2. Practical, discursive guides on how to compose Latin verse do exist. David J. Califf’s A Guide to Latin Meter and Verse Composition (London: Anthem Press 2002) is a workbook, and he justly praises the classic work of S.E. Winbolt, Latin Hexameter Verse (London: Methuen, 1903).

3. G.B. Nussbaum, Vergil’s meter: A Practical Guide for Reading Latin Hexameter Poetry (London: Bristol Classical Press, 1986), is entirely unsatisfactory, e.g. in its recommendation to stress the ictus.

4. Andrew L. Sihler, New Comparative Grammar of Greek and Latin (Oxford: Oxford University Press, 1995). W. Sidney Allen, Vox Latina: A Guide to the Pronunciation of Classical Latin (Cambridge: Cambridge University Press, 1965).

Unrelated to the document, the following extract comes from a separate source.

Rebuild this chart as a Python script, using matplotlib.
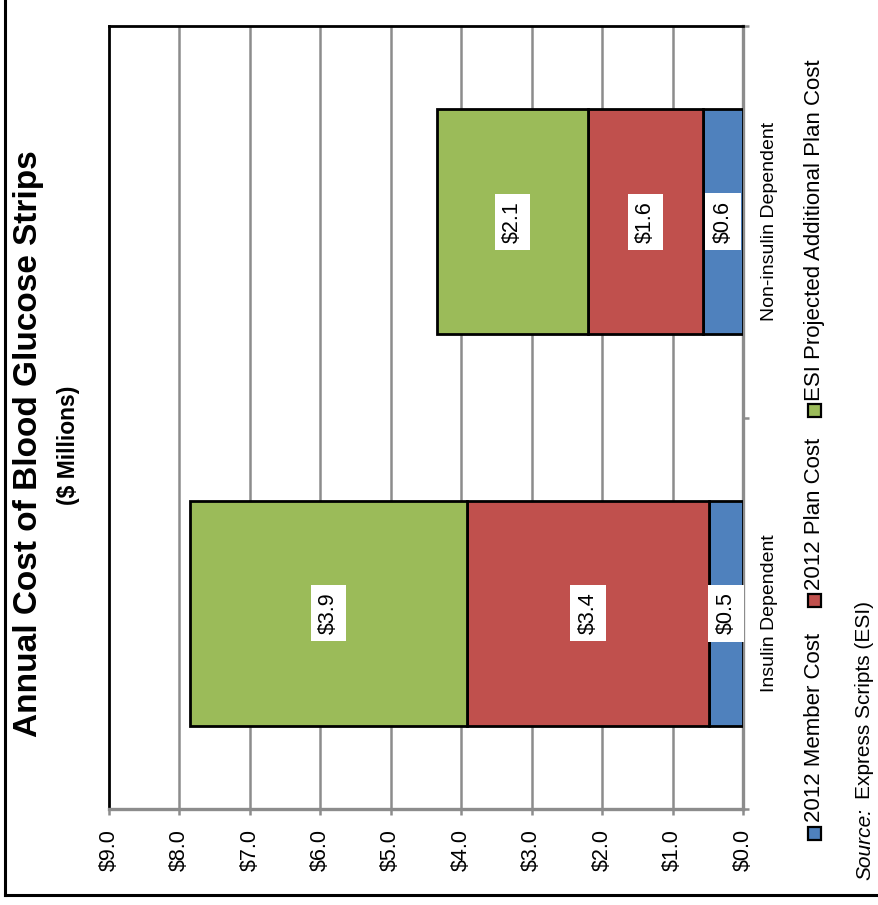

5. Allen, Vox Latina 78-82.

6. See A.C. Rigg, “Orthography and Pronunciation,” in F.A.C. Mantello and A.G. Rigg, Medieval Latin: An Introduction and Bibliographic Guide (Washington, DC: The Catholic University of America, 1996), 79-82, with further references.

7. For a good discussion of how to teach oral reading of hexameters, see Andrew S. Becker, “Non oculis sed auribus: The Ancient Schoolroom and Learning to Hear the Latin Hexameter,” Classical Journal 99 (2004) 313-322.